Copy out each line containing "this" from the entries below.

#### INFORMATION GIVEN:
————————
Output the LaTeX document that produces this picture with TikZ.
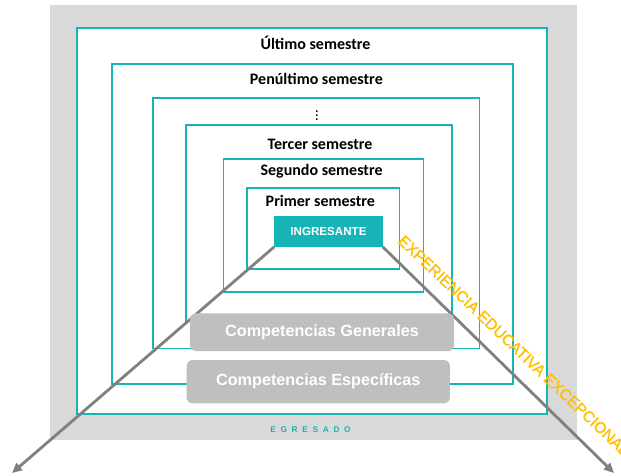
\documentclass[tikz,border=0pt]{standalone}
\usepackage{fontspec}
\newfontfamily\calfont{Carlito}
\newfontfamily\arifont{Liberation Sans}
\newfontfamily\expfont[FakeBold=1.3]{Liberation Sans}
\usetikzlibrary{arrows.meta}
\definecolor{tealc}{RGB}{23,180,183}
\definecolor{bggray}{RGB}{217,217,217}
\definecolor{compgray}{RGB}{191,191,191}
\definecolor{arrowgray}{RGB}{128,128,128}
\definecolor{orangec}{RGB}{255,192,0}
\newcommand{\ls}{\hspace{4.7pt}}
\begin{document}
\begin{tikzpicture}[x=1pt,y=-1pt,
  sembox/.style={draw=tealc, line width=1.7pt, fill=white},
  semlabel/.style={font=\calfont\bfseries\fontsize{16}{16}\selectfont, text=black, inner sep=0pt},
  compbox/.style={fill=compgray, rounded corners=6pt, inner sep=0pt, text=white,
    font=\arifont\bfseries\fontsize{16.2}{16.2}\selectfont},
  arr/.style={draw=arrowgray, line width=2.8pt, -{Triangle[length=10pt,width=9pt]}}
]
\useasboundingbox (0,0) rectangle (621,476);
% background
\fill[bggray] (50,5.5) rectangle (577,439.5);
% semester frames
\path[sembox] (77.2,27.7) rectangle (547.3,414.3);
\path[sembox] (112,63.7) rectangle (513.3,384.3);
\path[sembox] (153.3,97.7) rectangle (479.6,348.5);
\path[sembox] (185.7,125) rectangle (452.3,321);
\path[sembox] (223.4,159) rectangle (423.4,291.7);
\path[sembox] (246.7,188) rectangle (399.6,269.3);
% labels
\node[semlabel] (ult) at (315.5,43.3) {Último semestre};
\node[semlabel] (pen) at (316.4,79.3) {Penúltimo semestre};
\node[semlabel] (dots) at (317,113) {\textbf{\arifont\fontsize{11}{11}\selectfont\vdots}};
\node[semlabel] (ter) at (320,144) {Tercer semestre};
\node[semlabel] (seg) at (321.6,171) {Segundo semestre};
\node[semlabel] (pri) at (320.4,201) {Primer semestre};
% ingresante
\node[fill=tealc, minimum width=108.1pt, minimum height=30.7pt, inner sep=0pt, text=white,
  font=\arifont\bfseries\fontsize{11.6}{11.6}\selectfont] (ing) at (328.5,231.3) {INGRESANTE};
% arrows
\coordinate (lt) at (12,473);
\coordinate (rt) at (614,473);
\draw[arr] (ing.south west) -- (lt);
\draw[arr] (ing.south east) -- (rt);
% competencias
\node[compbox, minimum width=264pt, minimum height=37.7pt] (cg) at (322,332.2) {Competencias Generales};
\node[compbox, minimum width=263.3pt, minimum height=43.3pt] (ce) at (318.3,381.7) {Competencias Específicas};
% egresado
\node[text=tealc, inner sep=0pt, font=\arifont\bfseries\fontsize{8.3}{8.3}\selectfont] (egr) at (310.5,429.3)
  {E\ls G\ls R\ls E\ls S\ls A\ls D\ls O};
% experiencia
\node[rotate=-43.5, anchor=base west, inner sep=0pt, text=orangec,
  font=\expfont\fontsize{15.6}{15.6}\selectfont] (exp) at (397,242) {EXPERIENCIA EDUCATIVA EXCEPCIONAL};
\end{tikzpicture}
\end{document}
————————
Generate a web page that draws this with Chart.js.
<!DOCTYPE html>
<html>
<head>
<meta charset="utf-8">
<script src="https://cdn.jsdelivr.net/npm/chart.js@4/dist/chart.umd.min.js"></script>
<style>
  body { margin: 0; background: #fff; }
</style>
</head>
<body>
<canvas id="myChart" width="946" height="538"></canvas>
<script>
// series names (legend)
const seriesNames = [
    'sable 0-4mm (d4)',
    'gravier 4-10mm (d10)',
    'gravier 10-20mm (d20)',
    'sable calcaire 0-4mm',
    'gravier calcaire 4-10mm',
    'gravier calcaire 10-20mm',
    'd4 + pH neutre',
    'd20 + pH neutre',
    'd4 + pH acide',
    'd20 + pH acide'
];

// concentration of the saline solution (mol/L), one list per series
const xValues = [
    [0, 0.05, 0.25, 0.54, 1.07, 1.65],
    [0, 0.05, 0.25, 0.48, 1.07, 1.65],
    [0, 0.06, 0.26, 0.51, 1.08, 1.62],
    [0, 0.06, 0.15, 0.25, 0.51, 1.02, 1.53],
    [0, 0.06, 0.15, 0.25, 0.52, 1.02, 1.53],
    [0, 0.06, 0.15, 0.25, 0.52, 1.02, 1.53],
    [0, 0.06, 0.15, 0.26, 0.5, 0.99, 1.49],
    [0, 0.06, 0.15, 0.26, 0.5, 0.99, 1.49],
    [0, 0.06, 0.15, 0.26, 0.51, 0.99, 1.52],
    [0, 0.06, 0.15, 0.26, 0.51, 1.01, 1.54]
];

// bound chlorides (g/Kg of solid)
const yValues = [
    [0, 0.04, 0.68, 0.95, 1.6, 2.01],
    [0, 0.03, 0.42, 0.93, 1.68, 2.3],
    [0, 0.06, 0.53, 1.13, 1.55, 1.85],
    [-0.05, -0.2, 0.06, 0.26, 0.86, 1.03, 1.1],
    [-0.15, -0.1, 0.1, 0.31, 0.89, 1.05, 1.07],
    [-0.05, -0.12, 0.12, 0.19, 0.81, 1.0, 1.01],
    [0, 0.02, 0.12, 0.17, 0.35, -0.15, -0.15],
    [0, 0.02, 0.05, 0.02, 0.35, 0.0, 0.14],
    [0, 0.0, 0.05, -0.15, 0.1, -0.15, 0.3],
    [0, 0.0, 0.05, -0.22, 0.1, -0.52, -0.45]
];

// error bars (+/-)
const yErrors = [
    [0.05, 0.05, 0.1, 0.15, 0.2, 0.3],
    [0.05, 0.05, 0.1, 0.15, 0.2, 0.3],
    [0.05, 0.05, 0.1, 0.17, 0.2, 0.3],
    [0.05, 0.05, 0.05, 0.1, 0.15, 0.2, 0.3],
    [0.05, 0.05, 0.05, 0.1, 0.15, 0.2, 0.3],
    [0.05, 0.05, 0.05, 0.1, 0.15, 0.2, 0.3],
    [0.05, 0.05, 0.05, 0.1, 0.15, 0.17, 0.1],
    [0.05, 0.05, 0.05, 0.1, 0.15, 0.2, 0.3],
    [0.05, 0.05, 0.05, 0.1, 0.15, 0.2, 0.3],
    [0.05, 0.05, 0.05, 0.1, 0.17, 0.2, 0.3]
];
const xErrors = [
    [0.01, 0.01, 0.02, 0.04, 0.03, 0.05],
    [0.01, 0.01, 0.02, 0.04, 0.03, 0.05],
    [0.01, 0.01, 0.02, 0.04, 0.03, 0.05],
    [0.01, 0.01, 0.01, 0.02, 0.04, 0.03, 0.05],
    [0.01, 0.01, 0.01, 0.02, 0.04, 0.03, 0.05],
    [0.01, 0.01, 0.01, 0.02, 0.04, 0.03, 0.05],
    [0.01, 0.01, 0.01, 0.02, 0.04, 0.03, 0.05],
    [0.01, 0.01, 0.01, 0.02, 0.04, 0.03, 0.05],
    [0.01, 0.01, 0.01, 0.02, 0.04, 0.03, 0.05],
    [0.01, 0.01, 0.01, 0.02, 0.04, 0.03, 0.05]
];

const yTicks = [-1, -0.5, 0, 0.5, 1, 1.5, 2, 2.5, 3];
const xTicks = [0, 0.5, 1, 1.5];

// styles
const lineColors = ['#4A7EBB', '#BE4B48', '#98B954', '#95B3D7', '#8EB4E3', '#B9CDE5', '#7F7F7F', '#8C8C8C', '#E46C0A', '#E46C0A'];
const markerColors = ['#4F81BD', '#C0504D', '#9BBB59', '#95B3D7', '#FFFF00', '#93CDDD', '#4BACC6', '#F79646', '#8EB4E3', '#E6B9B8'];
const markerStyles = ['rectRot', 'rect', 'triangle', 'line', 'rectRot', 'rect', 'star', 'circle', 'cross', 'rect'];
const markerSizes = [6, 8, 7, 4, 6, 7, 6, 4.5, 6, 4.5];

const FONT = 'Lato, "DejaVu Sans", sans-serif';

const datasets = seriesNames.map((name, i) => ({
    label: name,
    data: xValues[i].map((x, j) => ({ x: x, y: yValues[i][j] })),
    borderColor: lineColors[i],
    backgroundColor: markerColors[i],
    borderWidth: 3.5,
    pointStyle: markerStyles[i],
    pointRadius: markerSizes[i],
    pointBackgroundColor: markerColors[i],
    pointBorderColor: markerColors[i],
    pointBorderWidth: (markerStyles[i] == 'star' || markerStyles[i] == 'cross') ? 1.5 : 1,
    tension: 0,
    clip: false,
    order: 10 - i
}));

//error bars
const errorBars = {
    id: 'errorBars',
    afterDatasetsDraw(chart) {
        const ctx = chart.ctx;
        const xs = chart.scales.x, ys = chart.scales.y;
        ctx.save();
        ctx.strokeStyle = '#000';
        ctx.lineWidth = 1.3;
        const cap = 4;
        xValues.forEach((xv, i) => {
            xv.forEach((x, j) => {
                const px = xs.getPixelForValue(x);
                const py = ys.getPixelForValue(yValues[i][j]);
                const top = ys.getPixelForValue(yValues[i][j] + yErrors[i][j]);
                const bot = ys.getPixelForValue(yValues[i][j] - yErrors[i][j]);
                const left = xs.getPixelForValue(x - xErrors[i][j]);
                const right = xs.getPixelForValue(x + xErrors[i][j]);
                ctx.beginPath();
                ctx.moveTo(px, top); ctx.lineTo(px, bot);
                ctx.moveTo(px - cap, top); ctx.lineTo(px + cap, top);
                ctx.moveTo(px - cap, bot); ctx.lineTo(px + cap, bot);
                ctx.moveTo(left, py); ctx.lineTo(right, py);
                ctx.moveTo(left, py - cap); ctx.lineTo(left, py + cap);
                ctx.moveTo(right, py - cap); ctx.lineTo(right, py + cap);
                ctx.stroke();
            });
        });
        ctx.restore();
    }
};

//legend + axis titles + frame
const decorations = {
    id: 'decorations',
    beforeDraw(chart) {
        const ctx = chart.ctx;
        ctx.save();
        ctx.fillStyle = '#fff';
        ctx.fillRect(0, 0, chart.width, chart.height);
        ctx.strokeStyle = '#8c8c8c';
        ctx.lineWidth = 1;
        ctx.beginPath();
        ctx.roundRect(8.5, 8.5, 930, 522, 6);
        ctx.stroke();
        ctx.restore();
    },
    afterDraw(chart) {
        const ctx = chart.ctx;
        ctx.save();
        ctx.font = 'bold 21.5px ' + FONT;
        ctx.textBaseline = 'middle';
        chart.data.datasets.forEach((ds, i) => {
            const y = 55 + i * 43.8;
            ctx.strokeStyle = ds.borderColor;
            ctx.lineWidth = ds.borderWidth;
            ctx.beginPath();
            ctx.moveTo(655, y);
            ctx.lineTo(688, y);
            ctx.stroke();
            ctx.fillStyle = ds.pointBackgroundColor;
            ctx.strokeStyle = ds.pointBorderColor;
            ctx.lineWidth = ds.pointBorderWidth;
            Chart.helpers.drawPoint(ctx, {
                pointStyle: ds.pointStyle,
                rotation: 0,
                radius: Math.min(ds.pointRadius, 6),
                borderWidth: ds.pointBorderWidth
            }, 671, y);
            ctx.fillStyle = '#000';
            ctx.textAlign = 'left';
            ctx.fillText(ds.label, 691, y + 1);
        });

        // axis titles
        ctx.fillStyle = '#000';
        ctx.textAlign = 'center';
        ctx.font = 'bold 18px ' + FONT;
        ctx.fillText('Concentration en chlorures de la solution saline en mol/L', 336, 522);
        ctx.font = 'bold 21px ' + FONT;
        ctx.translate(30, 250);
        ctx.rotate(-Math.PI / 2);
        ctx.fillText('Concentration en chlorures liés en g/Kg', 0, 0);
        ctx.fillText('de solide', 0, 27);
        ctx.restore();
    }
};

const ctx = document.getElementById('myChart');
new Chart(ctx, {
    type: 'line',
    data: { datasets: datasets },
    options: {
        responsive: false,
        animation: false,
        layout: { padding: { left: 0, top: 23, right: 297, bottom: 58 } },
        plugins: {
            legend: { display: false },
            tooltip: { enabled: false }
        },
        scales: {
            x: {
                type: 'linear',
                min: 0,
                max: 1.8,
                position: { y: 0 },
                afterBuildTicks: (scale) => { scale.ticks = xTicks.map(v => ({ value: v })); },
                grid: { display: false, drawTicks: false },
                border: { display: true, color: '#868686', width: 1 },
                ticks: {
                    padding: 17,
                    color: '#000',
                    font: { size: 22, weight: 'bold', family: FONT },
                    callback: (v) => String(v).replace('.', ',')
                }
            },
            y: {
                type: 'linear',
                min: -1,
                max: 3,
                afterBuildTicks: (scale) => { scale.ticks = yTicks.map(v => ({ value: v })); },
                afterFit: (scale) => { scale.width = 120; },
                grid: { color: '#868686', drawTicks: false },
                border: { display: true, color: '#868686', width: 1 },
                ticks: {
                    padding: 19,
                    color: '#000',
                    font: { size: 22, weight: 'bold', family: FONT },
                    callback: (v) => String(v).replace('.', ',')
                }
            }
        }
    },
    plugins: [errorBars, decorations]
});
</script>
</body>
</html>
————————
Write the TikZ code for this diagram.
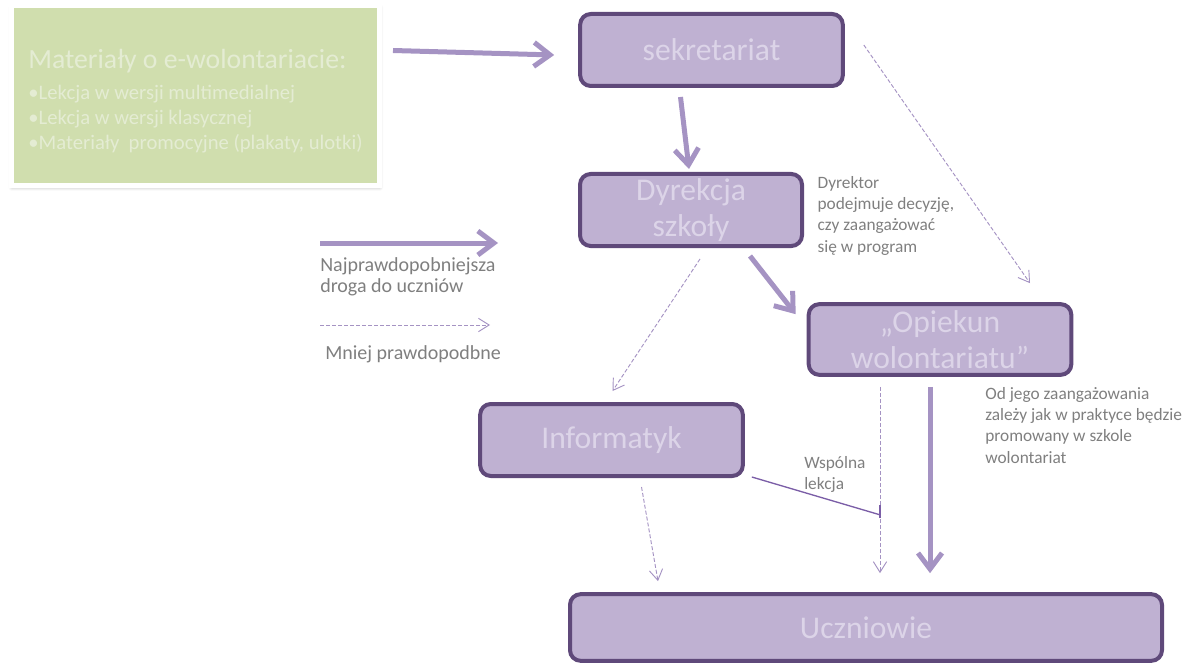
————————
#### EXERCISE ANSWER:
Output the LaTeX document that produces this picture with TikZ.
Generate a web page that draws this with Chart.js.
Write the TikZ code for this diagram.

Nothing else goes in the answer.